Gordy C. Parkhurst was denied many of the things in early life that come to define us as adults: an education, a family, a normal adolescence, the ability to communicate.

As an adult, Parkhurst worked hard to overcome the profound gaps in his life, friends say. He did have setbacks and peccadillos, but those who knew Parkhurst say his life in a group home in Uptown was filled with things and people that brought him joy. His couch was proudly Vikings purple. His body was decorated with life-affirming tattoos. His neighbors were members of the deaf community, just like him.

It's impossible to say how Parkhurst's life would have turned out if he'd been identified as deaf when he was a child, but that did not happen.

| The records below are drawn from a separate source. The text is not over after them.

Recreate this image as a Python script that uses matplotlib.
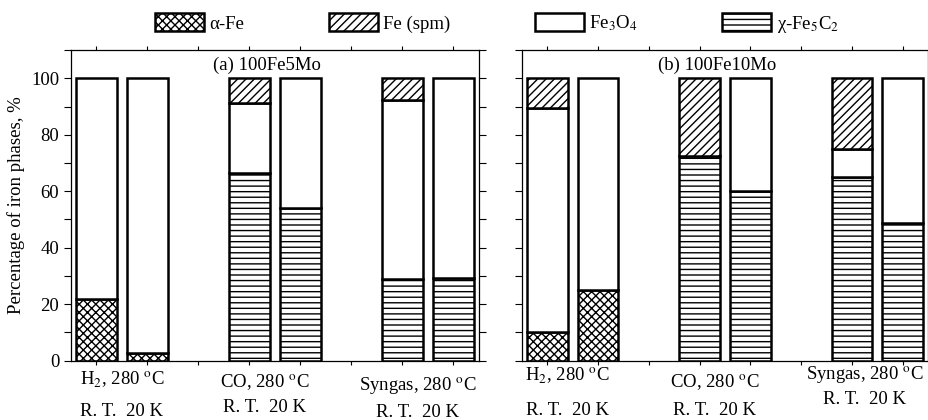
import numpy as np
import matplotlib
matplotlib.use('Agg')
import matplotlib.pyplot as plt
import matplotlib.patches as mpatches
from matplotlib.ticker import MultipleLocator
import matplotlib.transforms as mtransforms

plt.rcParams['font.family'] = ['Liberation Serif', 'DejaVu Serif']
plt.rcParams['mathtext.fontset'] = 'stix'
plt.rcParams['hatch.linewidth'] = 1.0

# x positions of bars (pairs: R.T. / 20 K)
positions = [1, 2, 4, 5, 7, 8]
conditions = ['H$_2$, 280 $^{\\rm o}$C', 'CO, 280 $^{\\rm o}$C', 'Syngas, 280 $^{\\rm o}$C']
temps = 'R. T.  20 K'
phase_names = ['α-Fe', 'Fe (spm)', 'Fe$_3$O$_4$', 'χ-Fe$_5$C$_2$']

# (a) 100Fe5Mo
a_alpha = [22.0, 2.8, 0, 0, 0, 0]
a_chi = [0, 0, 66.5, 54.2, 28.8, 29.3]
a_fe3o4 = [78.0, 97.2, 24.8, 45.8, 63.5, 70.7]
a_spm = [0, 0, 8.7, 0, 7.7, 0]

# (b) 100Fe10Mo
b_alpha = [10.3, 25.0, 0, 0, 0, 0]
b_chi = [0, 0, 72.5, 60.1, 65.2, 48.6]
b_fe3o4 = [79.3, 75.0, 0, 39.9, 9.7, 51.4]
b_spm = [10.4, 0, 27.5, 0, 25.1, 0]

hatches = {'alpha': 'xxxx', 'spm': '////', 'fe3o4': '', 'chi': '---'}
ew = 1.8
fs = 13.5

fig = plt.figure(figsize=(9.29, 4.2), dpi=100)
ax1 = fig.add_axes([0.0764, 0.1412, 0.4392, 0.7397])
ax2 = fig.add_axes([0.5619, 0.1412, 0.4370, 0.7397])


def draw(ax, alpha, chi, fe3o4, spm, title, l1_y, l2_y, dx):
    alpha = np.array(alpha)
    chi = np.array(chi)
    fe3o4 = np.array(fe3o4)
    spm = np.array(spm)
    kw = dict(width=0.8, color='white', edgecolor='black', linewidth=ew)
    ax.bar(positions, alpha, hatch=hatches['alpha'], **kw)
    ax.bar(positions, chi, bottom=alpha, hatch=hatches['chi'], **kw)
    ax.bar(positions, fe3o4, bottom=alpha + chi, hatch=hatches['fe3o4'], **kw)
    ax.bar(positions, spm, bottom=alpha + chi + fe3o4, hatch=hatches['spm'], **kw)
    # hide zero-height segments
    for p in ax.patches:
        if p.get_height() == 0:
            p.set_visible(False)

    ax.set_xlim(0.5, 8.5)
    ax.set_ylim(0, 110)
    ax.set_xticks(range(1, 9))
    ax.set_xticklabels([])
    ax.yaxis.set_major_locator(MultipleLocator(20))
    ax.yaxis.set_minor_locator(MultipleLocator(10))
    ax.tick_params(axis='y', which='both', direction='out', length=5, width=0.8,
                   labelsize=fs, right=True)
    ax.tick_params(axis='x', which='both', direction='out', length=3, width=0.8, top=True)
    for s in ax.spines.values():
        s.set_linewidth(0.9)
    ax.text(0.48, 0.952, title, transform=ax.transAxes, ha='center', va='center', fontsize=fs)

    trans = mtransforms.blended_transform_factory(ax.transData, ax.transAxes)
    for i, cond in enumerate(conditions):
        cx = (positions[2 * i] + positions[2 * i + 1]) / 2 + dx[i]
        ax.text(cx, l1_y[i], cond, transform=trans, ha='center', va='center', fontsize=fs)
        ax.text(cx, l2_y[i], temps, transform=trans, ha='center', va='center', fontsize=fs)


draw(ax1, a_alpha, a_chi, a_fe3o4, a_spm, '(a) 100Fe5Mo',
     [-0.062, -0.072, -0.082], [-0.165, -0.152, -0.168], [0.0, -0.2, -0.2])
draw(ax2, b_alpha, b_chi, b_fe3o4, b_spm, '(b) 100Fe10Mo',
     [-0.05, -0.072, -0.048], [-0.160, -0.160, -0.125], [-0.1, -0.2, -0.25])
ax2.set_yticklabels([])
ax1.set_ylabel('Percentage of iron phases, %', fontsize=fs, labelpad=4)

handles = [
    mpatches.Patch(facecolor='white', edgecolor='black', linewidth=ew, hatch=hatches[k])
    for k in ['alpha', 'spm', 'fe3o4', 'chi']
]
fig.legend(handles, phase_names, loc='center', bbox_to_anchor=(0.535, 0.943), ncol=4,
           frameon=False, fontsize=fs, handlelength=2.6, handleheight=1.1,
           handletextpad=0.3, columnspacing=4.5, borderpad=0.1)

fig.savefig('out.png', dpi=100)
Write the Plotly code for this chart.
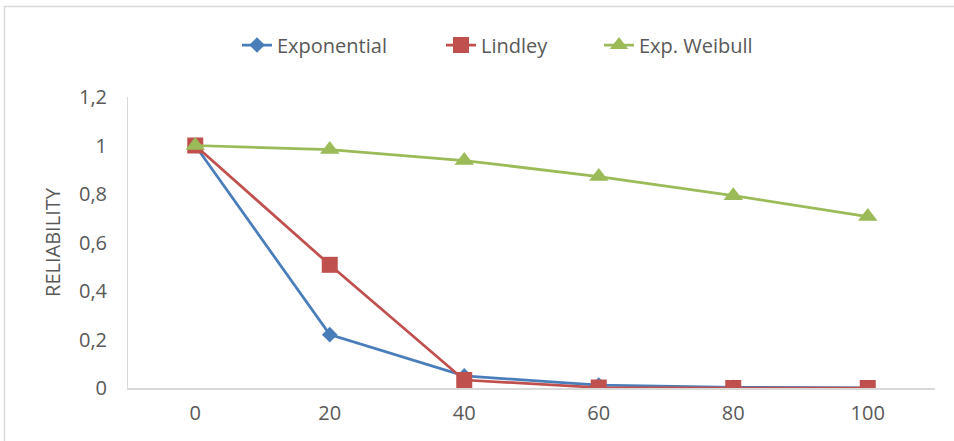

Instead he was forced to spend nearly all of his first four decades of life in state institutions, until changes in the 1970s and '80s in society's attitudes about institutionalization allowed his release.

Parkhurst died from pneumonia Nov. 9 at the age of 73, having essentially lived two lives. Neither one was easy.

He was committed to his first state institution in 1948, at the age of 2½. No one at the time realized he had gone deaf from an illness. Instead, doctors fixated on his lack of responsiveness and his tendency to crawl backward, which became the basis for his civil commitment for what was then called mental retardation, said attorney Elizabeth Carlson, who worked to get Parkhurst released.

"There was a lot of pressure from the county on committing him," said Carlson, who was still a law student when she met Parkhurst. "Other families got that kind of pressure and did not commit their children. But a lot did. In the 1950s, a lot of children were committed to the state hospitals."

The first time Carlson met Parkhurst at Cambridge State Hospital in 1985, his arms, legs and head were strapped down in restraints because, she was told, he had stolen a box of cereal for breakfast.

"When I met Gordy, there was nothing hard core or dangerous about him. I could see the intelligence shining in his eyes," she said. Testing with a psychologist eventually confirmed that Parkhurst had normal intelligence, though it took a bevy of attorneys to overcome the institutional resistance to freeing him, in 1988.

Once freed, Parkhurst had a lifetime's worth of catching up to do — not just learning to use devices like computers and text-based telephones, but learning to read. He was taught American Sign Language for the first time, and found acceptance among the deaf community. He discovered he had Oneida American Indian heritage, and found support from that community as well.

He never learned society's norms while institutionalized, leading to inappropriate expressions of sexual interest, like exposing himself. He also emerged from the institutions with racism. In both situations, he quickly changed once educated, said Dawn Rootness, his court-appointed advocate since 2007.

"He learned to trust people," Rootness said. "I don't think any of the caretakers in his life ever let him down. He brought out the best part of you — no way in hell were you going to let this guy down."

He learned that he loved Vikings football and professional wrestling — photos displayed at his Nov. 16 memorial show him meeting Hulk Hogan, and attending Vikings training camp in Mankato. Parkhurst loved kittens and coffee made just his way. Kent Rizner, a longtime caregiver, said Parkhurst could be stubborn about things he had no control over while institutionalized.

Said Rizner, "He would not eat lunch at 12 — he didn't want to follow that. 'I'm going to eat lunch at 2. And I'm not going to go to bed at 10, I'm going to go to bed at 3 a.m. And then I'm going to wake up at 7, early.' And he'd take little naps. He wanted to control what he wanted to do."

Services for Parkhurst have been held.